Ursula left her alone while she hurried to the chemist, scrabbling over the debris that littered the streets, occasionally a corpse – she felt nothing for the dead any more. She cowered in doorways when the gunfire seemed too close and then scurried to the next street corner. The chemist was open but he had no medicine, he didn’t even want her precious candles or her money. She came back defeated.
The whole time she had been away from Frieda she had been anxious that something would happen to her in her absence and she promised herself that she wouldn’t leave her side again. She had seen a Russian tank two streets away. She had been terrified by the sight, how much more terrified would Frieda be? The noise of artillery fire was constant. She was gripped by the idea that the world was ending. If it was then Frieda must die in her arms, not alone. But whose arms would she die in? She longed for the safety of her father and the thought of Hugh made the tears start.
By the time she had climbed the rubble staircase she was exhausted, weary to the bone. She found Frieda slipping in and out of delirium and lay down beside her on the mattress on the floor. Stroking her damp hair, she talked in a low voice to her about another world. She told her about the bluebells in spring in the wood near Fox Corner, about the flowers that grew in the meadow beyond the copse – flax and larkspur, buttercups, corn poppies, red campion and ox-eye daisies. She told her about the smell of new-mown grass from an English summer lawn, the scent of Sylvie’s roses, the sour-sweet taste of the apples in the orchard. She talked of the oak trees in the lane, and the yews in the graveyard and the beech in the garden at Fox Corner. She talked about the foxes, the rabbits, the pheasants, the hares, the cows and the big plough horses. About the sun beaming his friendly rays on fields of corn and fields of green. The bright song of the blackbird, the lyrical lark, the soft coo of the wood pigeons, the hoot of the owl in the dark. ‘Take this,’ she said, putting the pill in Frieda’s mouth, ‘I got it from the chemist, it will help you sleep.’
She told Frieda how she would walk on knives to protect her, burn in the flames of hell to save her, drown in the deepest of waters if it would buoy her up and how she would do this one last thing for her, the most difficult thing of all.

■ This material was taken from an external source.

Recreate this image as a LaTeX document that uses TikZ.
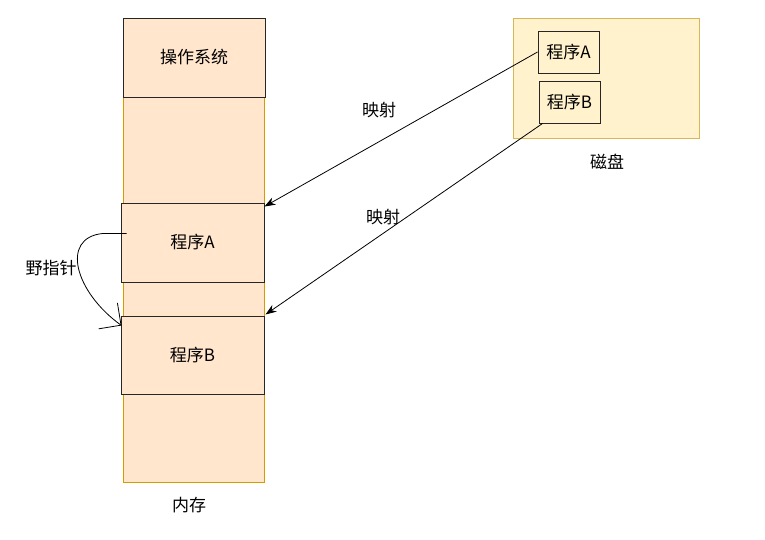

She put her arms around her daughter and kissed her and murmured in her ear, telling her about Teddy when he was little, his surprise birthday party, about how clever Pamela was and how annoying Maurice was and how funny Jimmy had been when he was small. How the clock ticked in the hall and the wind rattled in the chimneypots and how on Christmas Eve they lit an enormous log fire and hung their stockings from the mantelpiece and next day ate roast goose and plum pudding and how that was what they would all do next Christmas, all of them together. ‘Everything is going to be all right now,’ Ursula told her.
When she was sure that Frieda was asleep she took the little glass capsule that the chemist had given her and placed it gently in Frieda’s mouth and pressed her delicate jaws together. The capsule broke with a tiny crunching noise. A line from one of Donne’s Holy Sonnets came into mind as she bit down on her own little glass vial. I run to death, and death meets me as fast, And all my pleasures are like yesterday. She held tightly on to Frieda and soon they were both wrapped in the velvet wings of the black bat and this life was already unreal and gone.